Written by Jenny Farrington.
The truth is, working from home with a baby is tough… really tough.
So, we decided to speak to some parents who are – just about – surviving doing it. They shared some tips to help those of you in the same boat.
Find your work and baby rhythm
Jen, mum to 6-month-old Lilly, told us that she aligns her work pattern with her baby’s routine. She said:
“With a young baby, I’ve found you really need to go with the flow. The key is to only concentrate on your work when they’re asleep or calm.”
She added that short sharp bursts of work are better than trying to do it when your baby needs attention. An email that would usually take 10 minutes to write, can end up taking an hour if you’re distracted.
Early riser or night owl?
Mum of two, Lorna, told us that she finds fitting in work while her young children are wide awake really tricky. She said:
“After a stressful few weeks of being unproductive during lockdown, I realised the only way to survive was to go to bed early, so I could get up at 5am and get 2 hours of uninterrupted work in before my baby and toddler woke up. Then my partner and I took turns looking after them for the rest of the day.”
Although not ideal, if you’re the type of person who functions best in the morning, getting up earlier guarantees you time to do the tasks you have strict deadlines for.
Or if you’re more of a night owl, fit in a couple of hours work after your baby is in bed. Though it’s important to make sure you schedule in down time too, of course!
Make a work priority list at the start of each day, including which jobs need to be done ASAP and which can be pushed back if necessary.
Housework to do? If they’re not down to their last babygro and you’ve still got some clean underwear, let the washing and other housework slide until the weekend. This is about survival after all!
You need to manage your own, your manager’s and/or client’s expectations. For example, telling them you’re only available for conference calls at certain times of the day – preferably when your child is napping.

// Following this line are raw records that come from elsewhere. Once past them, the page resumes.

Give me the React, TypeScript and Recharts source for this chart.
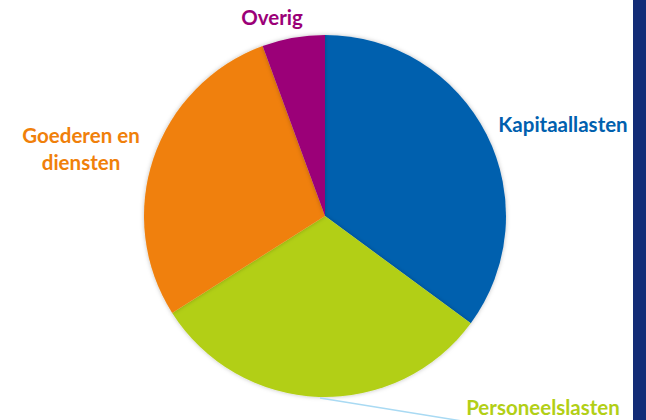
import { PieChart, Pie, Cell } from 'recharts';

const NAMES = ['Kapitaallasten', 'Personeelslasten', 'Goederen en diensten', 'Overig'];
const VALUES = [35.1, 30.9, 28.4, 5.6];
const COLORS = ['#0060AE', '#B2CF16', '#F0800A', '#9B0078'];

const data = NAMES.map((name, i) => ({ name, value: VALUES[i] }));

// label anchors (x, y of baseline) per slice, hand placed like the original slide
const LABEL_POS: Record<string, { x: number; y: number; lines: string[] }> = {
  Kapitaallasten: { x: 563, y: 132, lines: ['Kapitaallasten'] },
  Personeelslasten: { x: 543, y: 415, lines: ['Personeelslasten'] },
  'Goederen en diensten': { x: 81, y: 143, lines: ['Goederen en', 'diensten'] },
  Overig: { x: 272, y: 25, lines: ['Overig'] },
};

function renderLabel(props: any) {
  const { name, index, cx, cy, outerRadius } = props;
  const pos = LABEL_POS[name];
  const color = COLORS[index];
  return (
    <g>
      {name === 'Personeelslasten' && (
        <line
          x1={cx - 5}
          y1={cy + outerRadius + 1}
          x2={462}
          y2={421}
          stroke="#A9DAF3"
          strokeWidth={1.5}
        />
      )}
      <text
        x={pos.x}
        y={pos.y}
        textAnchor="middle"
        fill={color}
        style={{ fontFamily: 'Lato, sans-serif', fontWeight: 700, fontSize: 20.5 }}
      >
        {pos.lines.map((l, i) => (
          <tspan key={i} x={pos.x} dy={i === 0 ? 0 : 27}>
            {l}
          </tspan>
        ))}
      </text>
    </g>
  );
}

export default function App() {
  return (
    <div style={{ position: 'absolute', left: 0, top: 0, width: 646, height: 420, background: '#fff', overflow: 'hidden' }}>
      <PieChart width={646} height={420} margin={{ top: 0, right: 0, bottom: 0, left: 0 }}>
        <defs>
          <filter id="shadow" x="-10%" y="-10%" width="120%" height="120%">
            <feDropShadow dx="0" dy="0" stdDeviation="2" floodColor="#000" floodOpacity="0.25" />
          </filter>
        </defs>
        <Pie
          data={data}
          dataKey="value"
          nameKey="name"
          cx={325}
          cy={216}
          outerRadius={181}
          startAngle={90}
          endAngle={-270}
          stroke="none"
          label={renderLabel}
          labelLine={false}
          isAnimationActive={false}
          style={{ filter: 'url(#shadow)' }}
        >
          {data.map((_, i) => (
            <Cell key={i} fill={COLORS[i]} />
          ))}
        </Pie>
      </PieChart>
      <div style={{ position: 'absolute', left: 633, top: 0, width: 13, height: 420, background: '#132C77' }} />
    </div>
  );
}
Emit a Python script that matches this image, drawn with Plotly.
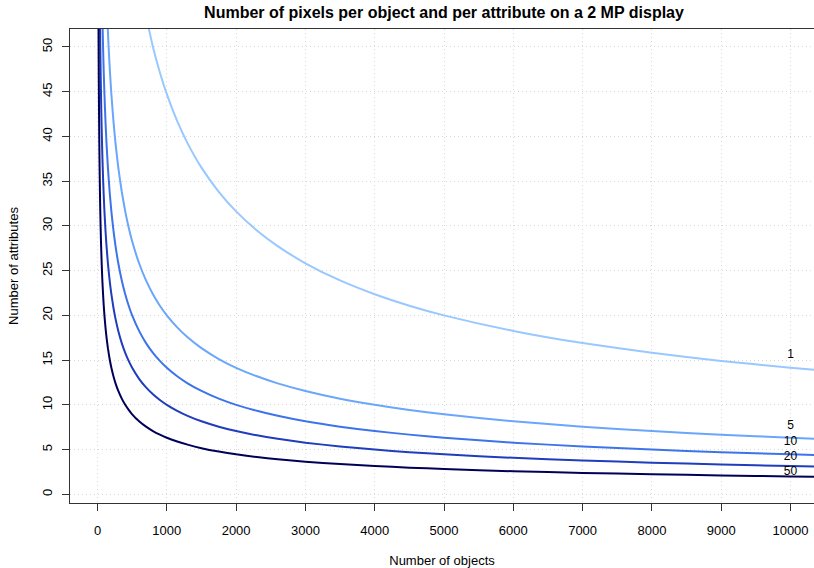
import plotly.graph_objects as go

# Curve values (number of attributes vs number of objects)
x_1 = [700, 800, 900, 1000, 1150, 1300, 1500, 1750, 2000, 2300, 2600, 3000, 3500, 4000, 4500, 5000, 6000, 7000, 8000, 9000, 10000, 10400]
y_1 = [53.45, 50.0, 47.14, 44.72, 41.70, 39.22, 36.51, 33.81, 31.62, 29.49, 27.74, 25.82, 23.90, 22.36, 21.08, 20.0, 18.26, 16.90, 15.81, 14.91, 14.14, 13.87]

x_5 = [140, 160, 180, 200, 230, 260, 300, 350, 400, 450, 500, 600, 700, 800, 900, 1000, 1150, 1300, 1500, 1750, 2000, 2300, 2600, 3000, 3500, 4000, 4500, 5000, 6000, 7000, 8000, 9000, 10000, 10400]
y_5 = [53.45, 50.0, 47.14, 44.72, 41.70, 39.22, 36.51, 33.81, 31.62, 29.81, 28.28, 25.82, 23.90, 22.36, 21.08, 20.0, 18.65, 17.54, 16.33, 15.12, 14.14, 13.19, 12.40, 11.55, 10.69, 10.0, 9.43, 8.94, 8.16, 7.56, 7.07, 6.67, 6.32, 6.20]

x_10 = [70, 80, 90, 100, 115, 130, 150, 175, 200, 230, 260, 300, 350, 400, 450, 500, 600, 700, 800, 900, 1000, 1150, 1300, 1500, 1750, 2000, 2300, 2600, 3000, 3500, 4000, 4500, 5000, 6000, 7000, 8000, 9000, 10000, 10400]
y_10 = [53.45, 50.0, 47.14, 44.72, 41.70, 39.22, 36.51, 33.81, 31.62, 29.49, 27.74, 25.82, 23.90, 22.36, 21.08, 20.0, 18.26, 16.90, 15.81, 14.91, 14.14, 13.19, 12.40, 11.55, 10.69, 10.0, 9.33, 8.77, 8.16, 7.56, 7.07, 6.67, 6.32, 5.77, 5.35, 5.0, 4.71, 4.47, 4.39]

x_20 = [35, 40, 45, 50, 60, 70, 80, 90, 100, 115, 130, 150, 175, 200, 230, 260, 300, 350, 400, 450, 500, 600, 700, 800, 900, 1000, 1150, 1300, 1500, 1750, 2000, 2300, 2600, 3000, 3500, 4000, 4500, 5000, 6000, 7000, 8000, 9000, 10000, 10400]
y_20 = [53.45, 50.0, 47.14, 44.72, 40.82, 37.80, 35.36, 33.33, 31.62, 29.49, 27.74, 25.82, 23.90, 22.36, 20.85, 19.61, 18.26, 16.90, 15.81, 14.91, 14.14, 12.91, 11.95, 11.18, 10.54, 10.0, 9.33, 8.77, 8.16, 7.56, 7.07, 6.59, 6.20, 5.77, 5.35, 5.0, 4.71, 4.47, 4.08, 3.78, 3.54, 3.33, 3.16, 3.10]

x_50 = [14, 16, 18, 20, 23, 26, 30, 35, 40, 45, 50, 60, 70, 80, 90, 100, 115, 130, 150, 175, 200, 230, 260, 300, 350, 400, 450, 500, 600, 700, 800, 900, 1000, 1150, 1300, 1500, 1750, 2000, 2300, 2600, 3000, 3500, 4000, 4500, 5000, 6000, 7000, 8000, 9000, 10000, 10400]
y_50 = [53.45, 50.0, 47.14, 44.72, 41.70, 39.22, 36.51, 33.81, 31.62, 29.81, 28.28, 25.82, 23.90, 22.36, 21.08, 20.0, 18.65, 17.54, 16.33, 15.12, 14.14, 13.19, 12.40, 11.55, 10.69, 10.0, 9.43, 8.94, 8.16, 7.56, 7.07, 6.67, 6.32, 5.90, 5.55, 5.16, 4.78, 4.47, 4.17, 3.92, 3.65, 3.38, 3.16, 2.98, 2.83, 2.58, 2.39, 2.24, 2.11, 2.0, 1.96]

series_names = ["1", "5", "10", "20", "50"]
series_x = [x_1, x_5, x_10, x_20, x_50]
series_y = [y_1, y_5, y_10, y_20, y_50]
series_colors = ["#99c8ff", "#6aa6fb", "#3d74ec", "#1f3dbd", "#000058"]

label_x = [10000, 10000, 10000, 10000, 10000]
label_y = [15.6, 7.6, 5.8, 4.2, 2.55]

x_ticks = [0, 1000, 2000, 3000, 4000, 5000, 6000, 7000, 8000, 9000, 10000]
y_ticks = [0, 5, 10, 15, 20, 25, 30, 35, 40, 45, 50]

fig = go.Figure()
for name, xs, ys, c in zip(series_names, series_x, series_y, series_colors):
    fig.add_trace(go.Scatter(x=xs, y=ys, mode="lines", name=name,
                             line=dict(color=c, width=2, shape="spline", smoothing=0.5),
                             cliponaxis=True, showlegend=False))

fig.add_trace(go.Scatter(x=label_x, y=label_y, mode="text", text=series_names,
                         textposition="middle center",
                         textfont=dict(family="Liberation Sans", size=12, color="black"),
                         showlegend=False, cliponaxis=False))

font = dict(family="Liberation Sans", size=13, color="black")
fig.update_layout(
    width=814, height=568,
    margin=dict(l=70, r=0, t=29, b=65),
    paper_bgcolor="white", plot_bgcolor="white",
    font=font,
    title=dict(text="<b>Number of pixels per object and per attribute on a 2 MP display</b>",
               x=(70 + 818) / 2 / 814, xanchor="center", y=1 - 12 / 568, yanchor="middle",
               font=dict(family="Liberation Sans", size=16, color="black")),
)
fig.update_xaxes(
    range=[-397, 10339], tickvals=x_ticks, ticktext=[str(v) for v in x_ticks],
    showgrid=True, gridcolor="#d8d8d8", griddash="1px,3px", gridwidth=1,
    zeroline=False, showline=True, linecolor="#333333", linewidth=1, mirror=True,
    ticks="outside", ticklen=7, tickcolor="#333333", ticklabelstandoff=8,
    title=dict(text="Number of objects", standoff=22, font=font),
)
fig.update_yaxes(
    range=[-0.97, 52.0], tickvals=y_ticks, ticktext=[str(v) for v in y_ticks],
    showgrid=True, gridcolor="#d8d8d8", griddash="1px,3px", gridwidth=1,
    zeroline=False, showline=True, linecolor="#333333", linewidth=1,
    ticks="outside", ticklen=7, tickcolor="#333333", tickangle=-90, ticklabelstandoff=5,
    title=dict(text="Number of attributes", standoff=18, font=font),
)

fig.write_html("out.html")
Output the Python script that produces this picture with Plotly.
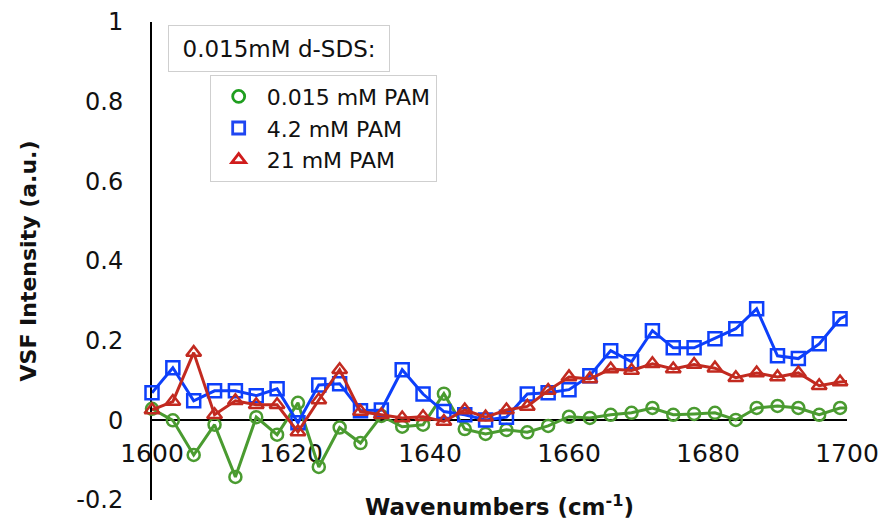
import plotly.graph_objects as go

# Wavenumber grid (cm^-1); the last sample sits just past the axis end
wavenumbers = [1600, 1603, 1606, 1609, 1612, 1615, 1618, 1621, 1624, 1627,
               1630, 1633, 1636, 1639, 1642, 1645, 1648, 1651, 1654, 1657,
               1660, 1663, 1666, 1669, 1672, 1675, 1678, 1681, 1684, 1687,
               1690, 1693, 1696, 1699, 1702]

pam_0015 = [0.029, 0.000, -0.087, -0.011, -0.142, 0.008, -0.036, 0.044, -0.117, -0.018,
            -0.057, 0.011, -0.016, -0.011, 0.067, -0.022, -0.034, -0.024, -0.030, -0.014,
            0.009, 0.006, 0.014, 0.019, 0.031, 0.014, 0.016, 0.019, 0.001, 0.031,
            0.036, 0.031, 0.014, 0.031, 0.031]

pam_42 = [0.069, 0.132, 0.049, 0.074, 0.074, 0.062, 0.079, -0.006, 0.089, 0.092,
          0.024, 0.026, 0.127, 0.066, 0.022, 0.014, 0.001, 0.008, 0.066, 0.069,
          0.077, 0.112, 0.175, 0.147, 0.225, 0.182, 0.182, 0.205, 0.230, 0.280,
          0.162, 0.155, 0.192, 0.255, 0.280]

pam_21 = [0.026, 0.047, 0.170, 0.014, 0.049, 0.039, 0.039, -0.029, 0.051, 0.127,
          0.022, 0.014, 0.006, 0.009, -0.003, 0.026, 0.008, 0.026, 0.035, 0.075,
          0.109, 0.104, 0.129, 0.125, 0.142, 0.129, 0.140, 0.131, 0.107, 0.119,
          0.109, 0.119, 0.087, 0.096, 0.100]

series_names = ["0.015 mM PAM", "4.2 mM PAM", "21 mM PAM"]
series_values = [pam_0015, pam_42, pam_21]
line_colors = ["#4a9b30", "#0d3ffa", "#c22a20"]
legend_colors = ["#1f9e1f", "#1f46f2", "#d01c1c"]
symbols = ["circle-open", "square-open", "triangle-up-open"]
marker_sizes = [12, 13, 13]

x_ticks = [1600, 1620, 1640, 1660, 1680, 1700]
x_tick_labels = ["1600", "1620", "1640", "1660", "1680", "1700"]
y_ticks = [-0.2, 0, 0.2, 0.4, 0.6, 0.8, 1]
y_tick_labels = ["-0.2", "0", "0.2", "0.4", "0.6", "0.8", "1"]

FONT = "DejaVu Sans"

fig = go.Figure()

for name, vals, lc, sym, ms in zip(series_names, series_values, line_colors, symbols, marker_sizes):
    # hide the marker of the off-axis sample; its line segment is clipped at 1700
    sizes = [ms if x <= 1700 else 0 for x in wavenumbers]
    fig.add_trace(go.Scatter(
        x=wavenumbers, y=vals, mode="lines+markers", name=name,
        line=dict(color=lc, width=3),
        marker=dict(symbol=sym, size=sizes, opacity=1, color=lc,
                    line=dict(width=2.5, color=lc)),
        cliponaxis=False, showlegend=False,
    ))

# marker-only legend entries
for name, c, sym in zip(series_names, legend_colors, symbols):
    fig.add_trace(go.Scatter(
        x=[None], y=[None], mode="markers", name=name,
        marker=dict(symbol=sym, size=12, color=c, line=dict(width=2.8, color=c)),
    ))

fig.add_annotation(
    xref="paper", yref="paper", x=0.023, y=0.994, xanchor="left", yanchor="top",
    text="0.015mM d-SDS:", showarrow=False,
    font=dict(family=FONT, size=23, color="#111111"),
    bordercolor="#cfcfcf", borderwidth=1, borderpad=4, bgcolor="white",
    width=212, height=37, align="center",
)

fig.update_layout(
    width=883, height=524,
    margin=dict(l=152, r=36, t=22, b=24, autoexpand=False),
    paper_bgcolor="white", plot_bgcolor="white",
    font=dict(family=FONT, color="#111111"),
    legend=dict(
        x=0.083, y=0.89, xanchor="left", yanchor="top",
        bordercolor="#cfcfcf", borderwidth=1, bgcolor="white",
        font=dict(family=FONT, size=22, color="#111111"),
        itemwidth=46, tracegroupgap=0,
    ),
    xaxis=dict(
        range=[1600, 1700], anchor="free", position=0.2 / 1.2, automargin=False,
        tickvals=x_ticks, ticktext=x_tick_labels,
        ticks="outside", ticklen=11, tickcolor="rgba(0,0,0,0)",
        tickfont=dict(family=FONT, size=25, color="#111111"),
        showgrid=False, zeroline=False,
        showline=True, linecolor="black", linewidth=2, layer="below traces",
        title=dict(text="<b>Wavenumbers (cm<sup>-1</sup>)</b>", standoff=31,
                   font=dict(family=FONT, size=23, color="#111111")),
    ),
    yaxis=dict(
        range=[-0.2, 1], domain=[0, 1], automargin=False,
        tickvals=y_ticks, ticktext=y_tick_labels,
        ticks="outside", ticklen=22, tickcolor="rgba(0,0,0,0)",
        tickfont=dict(family=FONT, size=24, color="#111111"),
        showgrid=False, zeroline=False,
        showline=True, linecolor="black", linewidth=2, layer="below traces",
        title=dict(text="<b>VSF Intensity (a.u.)</b>", standoff=34,
                   font=dict(family=FONT, size=22, color="#111111")),
    ),
)

fig.write_html("out.html")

Lou runs a business with her husband, so they both had to go back to work straight after their daughter was born. She recommended setting up an auto email response saying you’ll respond within 24 hours. She explained, “that way if we don’t have time to reply during working hours, we know we can when the baby has gone to bed.”
When your baby is awake, make sure you give him/her your undivided attention for focussed periods of time.
By doing this, you’re more likely to get some quiet time with them occupied with a toy for example – giving you an opportunity to focus on some work.
Don’t forget to give yourself some attention too, even if it’s just to have a cuppa!
Rotating toys and activities
Clare, mum of a 1 and a 6-year-old, said she finds rotating toys and activities leads to more time for her to work. She discovered her children are more likely to play happily alone for longer when she keeps toys fresh and exciting.
Use real objects from around the house too. If it’s something they’re not usually allowed to play with, it’s sure to keep them occupied for a while! You can create a safe space for your baby to play nearby your workstation.
Check out some original and fun ideas to occupy children of all ages here.
Find extra time where you can
Look closely at your weekday routine to find which parts you can save time on, then get creative, for example:
- Batch cook meals at the weekend to freeze for the work week and treat yourself to a weekday takeaway once in a while.
- Put a basket in every room so you can quickly tidy up clutter that’s bothering you, then sort it out at the weekend.
- Let Rockit and Zed lend a hand. They can help soothe your baby to sleep, extend their naps, or keep them calm, giving you those extra minutes you need to finish an important email or meet a deadline.
Time flies by quickly, but with a bit of planning you’ll get through this.
Hats off to all you mums and dads working from home with a baby – you rock!
All names have been changed at the request of our interviewees.